The Future of Real-Time Graphics
Bender writes "This article lays out nicely the current state of real-time computer graphics. It explains how movie-class CG will soon be possible on relatively inexpensive consumer graphics cards, considers the new 'datatype rich' graphics chips (R300 and NV30), and provides a context for the debate shaping up over high-level shading languages in OpenGL 2.0 and DirectX 9. Worth reading if you want to know where real-time graphics is heading."
Basically, the explanation is that rasterization takes a time proportional to the number of polygons to render a frame, while raytracing takes time proportional to the log of the number of polygons. That might make you think raytracing should be always faster, which it clearly isn't -- the reason it isn't is that the constant factor in each is very different. So you have a*N vs b*log(N), where b is much bigger than a. As N gets bigger (apparently in the neighborhood of 10 million polygons), the difference between a and b becomes less important than the difference between N and log(N).
The main benefits of raytracing over rasterizing is that it is very easy to get things like reflections, shadows, refraction, and other important effects with raytracing, but with rasterizing, you need to do a lot of complicate and CPU-intensive hacks to get the same effect. Another benefit is that raytracing is parallelizable while rasterization generally isn't. That means that if you have a raytracing accelerator card in your PC, you can nearly double the frame rate or resolution by adding a second raytracing card.
Of course, it's all a chicken-and-egg sort of thing, nobody's going to buy a raytracing card until it's a cheap way to do the rendering they want, and it won't be available unless there is a market. Fortunately, there is research into using the next generation of rasterizing graphics cards to greatly speed up raytracing. This will help bridge the gap, by making raytraced games possible using soon-to-be-existing hardware.
You only need all that detail for nearby objects, which is what subdivision surfaces and level of detail processing are for. With procedural shaders and bump mapping, you don't need that much for most surfaces. The detail may be there in the model, but only a small fraction of it needs to go through the graphics pipeline for any given viewpoint. Given that pixel size is finite and human vision has finite resolution, at some point you max out.
For fixed lighting, you can do radiosity in realtime. (Check out Lightscape, now called 3D Viz.) The radiosity map only has to be recomputed when the lights move. Mostly this is used for architectural fly-throughs. Of course, Myst and Riven are basically architectural fly-throughs. (They're rendered with multiple hand-placed lights in Softimage, though; when they were made, the radiosity renderers couldn't handle a scene that big.)

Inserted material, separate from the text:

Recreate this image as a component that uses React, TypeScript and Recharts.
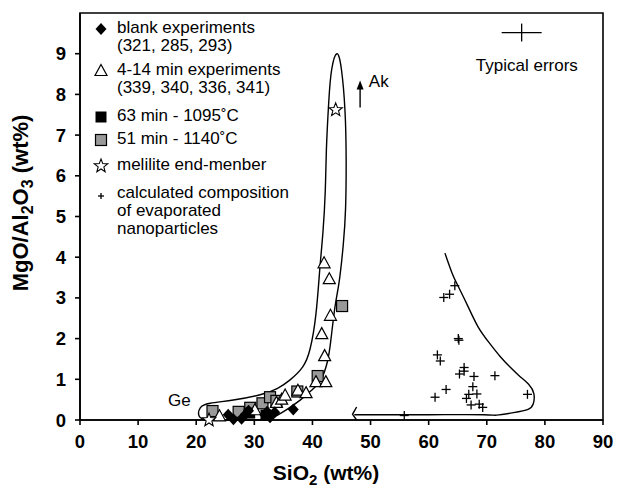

I tend to agree, but at some level of detail, you can render geometry into a texture (maybe with a bump map) and use that until you get really close. Microsoft prototyped a system for doing this automatically a few years back, called Talisman. Talisman was a flop as a graphics card architecture, but as a component of a level of detail system, it has potential.
Moving around in a big virtual world is going to require massive data movement. But we're getting there. This may be the driver that makes 64-bit machines mainstream. Games may need more than 4GB of RAM.
Rendering isn't the problem, anyway. Physics, motion generation, and AI are the next frontiers in realism.
Do you honestly think that gpu's are going to be able to achieve real-time radiosity in next couple years? Real time raytracing like renderes have now? Hundreds of thousands of blades of grass with no tricks? Individual hairs? Do you think that will happen anytime soon?
I used to think as you do. That was before I got a large amount of education while attending Siggraph this year.
At Siggraph, I saw a live demonstration of a real-time raytracer that was also computing a diffuse interreflection solution (radiosity-like, for those who don't understand) on the fly. I also saw a real-time recursive raytracer written by Stanford researchers that was implemented in a GPU's pixel shader. There is currently research on displacement map "textures" that could conceivably let you render thousands of blades of grass or individual hairs without having to send all of that geometry down the AGP bus.
All of these things blow the doors off what people think a graphics chip can do. Your post would have been accurate last year. Not now.
I will agree with one point: software-based rendering will always be able to compute certain effects that will be difficult or cumbersome to do in a GPU. But I'll also claim that the gap is dramatically shrinking.
I'll also say that the two techniques are not really in conflict. You can use them both in conjunction with each other. You can use a hardware-accelerated Z-buffer to help a raytracer determine first-level occlusion. You can use a raytracer to generate textures and maps for a GPU. In the future, we will see both techniques used to compliment each other.